### EXERCISE DESCRIPTION
Drop every picture. Then return, exactly, the lines from the beginning of the listing below through the one containing "0.40, 0.45, 0.50]".

### RECORD EXCERPTS
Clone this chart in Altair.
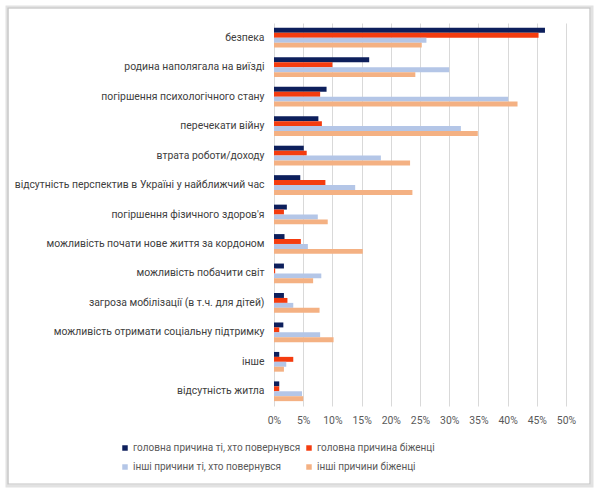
import altair as alt
import pandas as pd

categories = [
    "безпека",
    "родина наполягала на виїзді",
    "погіршення психологічного стану",
    "перечекати війну",
    "втрата роботи/доходу",
    "відсутність перспектив в Україні у найближчий час",
    "погіршення фізичного здоров'я",
    "можливість почати нове життя за кордоном",
    "можливість побачити світ",
    "загроза мобілізації (в т.ч. для дітей)",
    "можливість отримати соціальну підтримку",
    "інше",
    "відсутність житла",
]
series = [
    "головна причина ті, хто повернувся",
    "головна причина біженці",
    "інші причини ті, хто повернувся",
    "інші причини біженці",
]
main_returned = [46.4, 16.3, 9.0, 7.6, 5.1, 4.5, 2.2, 1.8, 1.7, 1.7, 1.6, 0.9, 0.9]
main_refugees = [45.3, 10.0, 7.9, 8.2, 5.6, 8.8, 1.7, 4.6, 0.2, 2.3, 0.9, 3.3, 0.9]
other_returned = [26.1, 30.0, 40.1, 32.0, 18.3, 13.9, 7.5, 5.8, 8.1, 3.3, 7.9, 2.1, 4.8]
other_refugees = [25.3, 24.2, 41.7, 34.9, 23.3, 23.7, 9.2, 15.2, 6.7, 7.8, 10.2, 1.7, 5.0]
colors = ["#0d1f5c", "#f43c0f", "#b4c6e7", "#f4b183"]
x_ticks = [0, 0.05, 0.10, 0.15, 0.20, 0.25, 0.30, 0.35, 0.40, 0.45, 0.50]

rows = []
for s, vals in zip(series, [main_returned, main_refugees, other_returned, other_refugees]):
    for c, v in zip(categories, vals):
        rows.append({"category": c, "series": s, "value": v / 100})
df = pd.DataFrame(rows)

FONT = "Roboto"
legend_order = [series[0], series[2], series[1], series[3]]

bars = alt.Chart(df).mark_bar().encode(
    y=alt.Y("category:N", sort=categories, title=None,
            scale=alt.Scale(paddingInner=0.33, paddingOuter=0.165),
            axis=alt.Axis(labelLimit=400, ticks=False, domain=False, labelPadding=10,
                          labelFontSize=10.4, labelColor="#404040", labelFont=FONT)),
    yOffset=alt.YOffset("series:N", sort=series, scale=alt.Scale(paddingInner=0, paddingOuter=0)),
    x=alt.X("value:Q", title=None,
            scale=alt.Scale(domain=[0, 0.5], nice=False),
            axis=alt.Axis(values=x_ticks, format=".0%", ticks=False, domain=False,
                          labelFlush=False, labelOverlap=False,
                          gridColor="#d9d9d9", gridWidth=1, labelPadding=9,
                          labelFontSize=10.4, labelColor="#595959", labelFont=FONT)),
    color=alt.Color("series:N", sort=series,
                    scale=alt.Scale(domain=series, range=colors),
                    legend=alt.Legend(title=None, orient="none", legendX=-154, legendY=420,
                                      columns=2, values=legend_order, symbolType="square",
                                      symbolSize=30, symbolStrokeWidth=0, labelOffset=3,
                                      columnPadding=3, rowPadding=9, labelLimit=400,
                                      labelFontSize=10, labelColor="#595959",
                                      labelFont=FONT)),
)

frame_df = pd.DataFrame({"k": [0]})
shadow = alt.Chart(frame_df).mark_rect(fillOpacity=0, stroke="#e2e2e2", strokeWidth=3).encode(
    x=alt.value(-267), x2=alt.value(318), y=alt.value(-16), y2=alt.value(463)
)
frame = alt.Chart(frame_df).mark_rect(fillOpacity=0, stroke="#c4c4c4", strokeWidth=1.2).encode(
    x=alt.value(-266), x2=alt.value(316), y=alt.value(-15), y2=alt.value(461)
)

chart = alt.layer(shadow, frame, bars).properties(
    width=292, height=383,
    autosize=alt.AutoSizeParams(type="none"),
    padding={"left": 274, "top": 23, "right": 34, "bottom": 88},
    background="white",
).configure_view(stroke=None)

chart.save("out.html", embed_options={"renderer": "svg", "actions": False})
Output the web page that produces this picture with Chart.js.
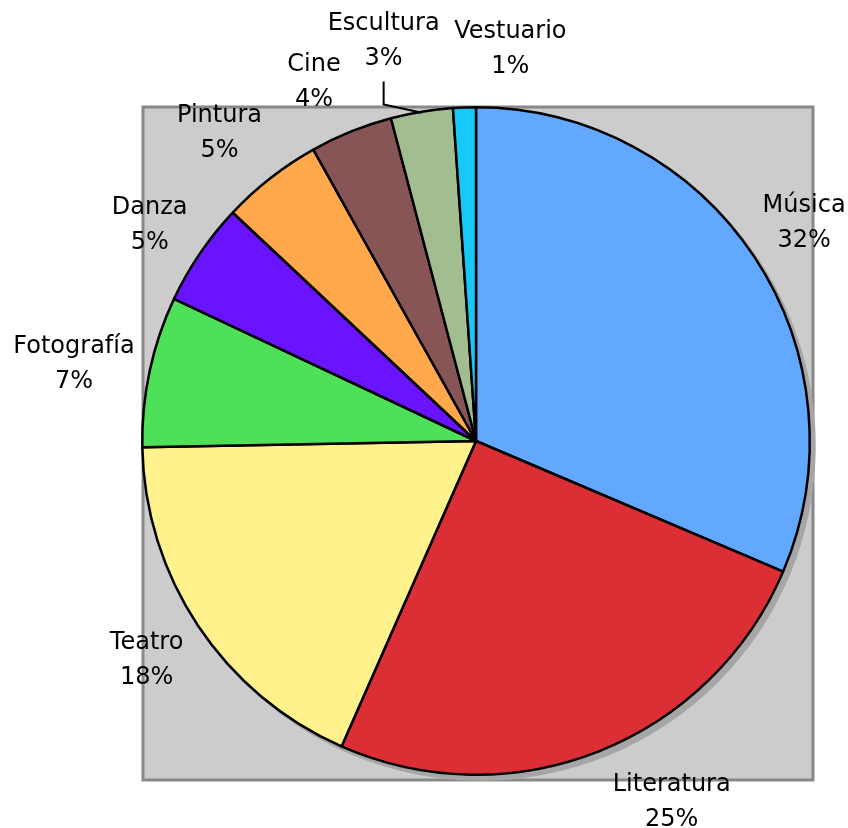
<!DOCTYPE html>
<html>
<head>
<meta charset="utf-8">
<script src="https://cdn.jsdelivr.net/npm/chart.js@4"></script>
<style>
    html, body { margin: 0; padding: 0; background: #fff; }
    #wrap { width: 848px; height: 828px; }
</style>
</head>
<body>
<div id="wrap"><canvas id="myChart" width="848" height="828"></canvas></div>
<script>
'use strict';

// categories and shares (percent), clockwise from 12 o'clock
const categories = ['Música', 'Literatura', 'Teatro', 'Fotografía', 'Danza', 'Pintura', 'Cine', 'Escultura', 'Vestuario'];
const shares = [31.4, 25.2, 18.1, 7.3, 5.0, 4.9, 4.0, 3.0, 1.1];
const percentLabels = ['32%', '25%', '18%', '7%', '5%', '5%', '4%', '3%', '1%'];
const sliceColors = ['#62a8ff', '#dc2f35', '#fff28c', '#4fe05a', '#6a13ff', '#ffa84c', '#875555', '#a2bd8f', '#18c8f8'];

// small hand nudges for the labels that don't sit on the mid-angle
const labelNudge = {
    'Literatura': [50, -7],
    'Escultura': [-28, -9],
    'Vestuario': [48, 4],
    'Cine': [-14, 8],
    'Pintura': [-13, 4],
    'Danza': [1, 7],
    'Fotografía': [-15, 6],
    'Música': [-2, 1],
};

const backdrop = {
    id: 'backdrop',
    beforeDraw(chart) {
        const { ctx, chartArea: a } = chart;
        ctx.save();
        ctx.fillStyle = '#cccccc';
        ctx.fillRect(a.left + 2, a.top + 1, a.width, a.height + 3);
        ctx.strokeStyle = '#888888';
        ctx.lineWidth = 3;
        ctx.strokeRect(a.left + 2, a.top + 1, a.width, a.height + 3);
        ctx.restore();
    },
    beforeDatasetsDraw(chart) {
        const arc = chart.getDatasetMeta(0).data[0];
        if (!arc) return;
        const ctx = chart.ctx;
        ctx.save();
        ctx.fillStyle = '#a6a6a6';
        ctx.beginPath();
        ctx.arc(arc.x + 5, arc.y + 5, arc.outerRadius + 1, 0, Math.PI * 2);
        ctx.fill();
        ctx.restore();
    },
};

const outerLabels = {
    id: 'outerLabels',
    afterDatasetsDraw(chart) {
        const ctx = chart.ctx;
        const meta = chart.getDatasetMeta(0);
        ctx.save();
        ctx.font = '24px "DejaVu Sans"';
        ctx.fillStyle = '#000';
        ctx.textAlign = 'center';
        ctx.textBaseline = 'middle';
        meta.data.forEach((arc, i) => {
            const mid = (arc.startAngle + arc.endAngle) / 2;
            const r = arc.outerRadius + 62;
            const nudge = labelNudge[categories[i]] || [0, 0];
            const x = arc.x + Math.cos(mid) * r + nudge[0];
            const y = arc.y + Math.sin(mid) * r + nudge[1];
            ctx.fillText(categories[i], x, y - 17.5);
            ctx.fillText(percentLabels[i], x, y + 17.5);

            if (categories[i] === 'Escultura') {
                const ex = arc.x + Math.cos(mid) * (arc.outerRadius - 1);
                const ey = arc.y + Math.sin(mid) * (arc.outerRadius - 1);
                ctx.strokeStyle = '#000';
                ctx.lineWidth = 2;
                ctx.beginPath();
                ctx.moveTo(x, y + 40);
                ctx.lineTo(x, y + 63);
                ctx.lineTo(ex, ey);
                ctx.stroke();
            }
        });
        ctx.restore();
    },
};

const data = {
    labels: categories,
    datasets: [
        {
            data: shares,
            backgroundColor: sliceColors,
            borderColor: '#000',
            borderWidth: 2.5,
        },
    ],
};

const myChart = new Chart(document.getElementById('myChart'), {
    type: 'pie',
    data: data,
    options: {
        responsive: false,
        animation: false,
        layout: {
            padding: { left: 141, right: 37, top: 106, bottom: 52 },
        },
        plugins: {
            legend: { display: false },
            tooltip: { enabled: false },
        },
    },
    plugins: [backdrop, outerLabels],
});
</script>
</body>
</html>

### SOLUTION
Clone this chart in Altair.
import altair as alt
import pandas as pd

categories = [
    "безпека",
    "родина наполягала на виїзді",
    "погіршення психологічного стану",
    "перечекати війну",
    "втрата роботи/доходу",
    "відсутність перспектив в Україні у найближчий час",
    "погіршення фізичного здоров'я",
    "можливість почати нове життя за кордоном",
    "можливість побачити світ",
    "загроза мобілізації (в т.ч. для дітей)",
    "можливість отримати соціальну підтримку",
    "інше",
    "відсутність житла",
]
series = [
    "головна причина ті, хто повернувся",
    "головна причина біженці",
    "інші причини ті, хто повернувся",
    "інші причини біженці",
]
main_returned = [46.4, 16.3, 9.0, 7.6, 5.1, 4.5, 2.2, 1.8, 1.7, 1.7, 1.6, 0.9, 0.9]
main_refugees = [45.3, 10.0, 7.9, 8.2, 5.6, 8.8, 1.7, 4.6, 0.2, 2.3, 0.9, 3.3, 0.9]
other_returned = [26.1, 30.0, 40.1, 32.0, 18.3, 13.9, 7.5, 5.8, 8.1, 3.3, 7.9, 2.1, 4.8]
other_refugees = [25.3, 24.2, 41.7, 34.9, 23.3, 23.7, 9.2, 15.2, 6.7, 7.8, 10.2, 1.7, 5.0]
colors = ["#0d1f5c", "#f43c0f", "#b4c6e7", "#f4b183"]
x_ticks = [0, 0.05, 0.10, 0.15, 0.20, 0.25, 0.30, 0.35, 0.40, 0.45, 0.50]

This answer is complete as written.